THERE is not a lot you can say to oppose the head of Ysgol Frongoch in Denbigh in his quest to clean up the language of a minority of his pupils.
These foul-mouthed youngsters have caused consternation in the streets, demonstrating quite how wide their vocabulary has become.
The head, Gareth Davies, blames TV in part for the problem.
While applauding his aims, you can’t help but feel he is a little Canute-like, as the tide of bad language laps gently around his knees.
Having a good swear is part and parcel of growing up. Some of us grow out of it, some of us do not (and it would appear, go on to work in newsrooms up and down the land)
The worst thing you can do is react to it. Once they know they’ve shocked you, they’ll use it again and again.
I have to confess to having form for this myself, having been hauled over the coals by Mrs Thompson, my teacher at Ewloe Green CP for gratuitous use of the f-word on the playing field.
She inquired whether I could find the word in my dictionary and, sad to say, the Pocket Oxford let me down badly, containing no mention of it. This, she said, showed that it was not acceptable language.
Oh to have had the large Concise volume in my desk – the word would have been there in all its glory, I could have given her definition, etymology and a host of examples of usage. An opportunity missed.
Ban all swearwords and you add to their mystique. It would be better to teach appropriate usage, although it would be a brave headmaster indeed who added that to the curriculum.
AND so, as promised, to the website that shows that Jesus was Welsh.
Well, it shows that his grandmother was Welsh, which would have made him Welsh enough to step out onto the Millennium Stadium on Saturday, giving us two players capable of walking on water.

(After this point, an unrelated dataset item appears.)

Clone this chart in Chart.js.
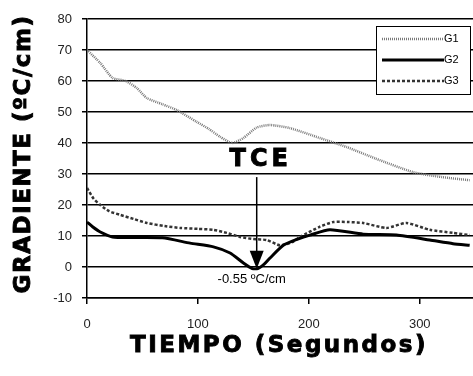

I came across this little gem while reading a website called “The Guild of Glyndwr” - http://www.guildofglyndwr.co.uk/index.htm - which carried a list of Welsh claims to fame.
And down there at number 7 is the following “According to the latest research, Jesus' grandmother (Mary's mother) was Welsh!” Exclamation mark indeed.
It kind of makes you wonder what the previous seven claims to fame were, that this should only be number 7 – but they are much more mundane – St David’s is the smallest city in Europe and so on.
But back to Our Lord’s grandma. This could be big. I’ve seen what Dan Brown has done with this sort of gubbins and I’m thinking the ‘Dai Vinci Code’ could make my fortune (see what I did there, Da Vinci, Dai Vinci? Forget it, pearls before swine)
Anyway, the only ‘research’ I could find was on a very strange site called ‘The Royal House of Britain’ which seems to indicate that Jesus’s grandmother was called Bianca.
There the trail goes cold though, where in Wales Bianca was meant to come from I’m not sure. It sound like she might be more at home in Albert Square to be perfectly honest.
If any readers more learned in the Scriptures than me (that is, all of you) would care to enlighten me, a small share in the ensuing royalties from my international bestseller is yours.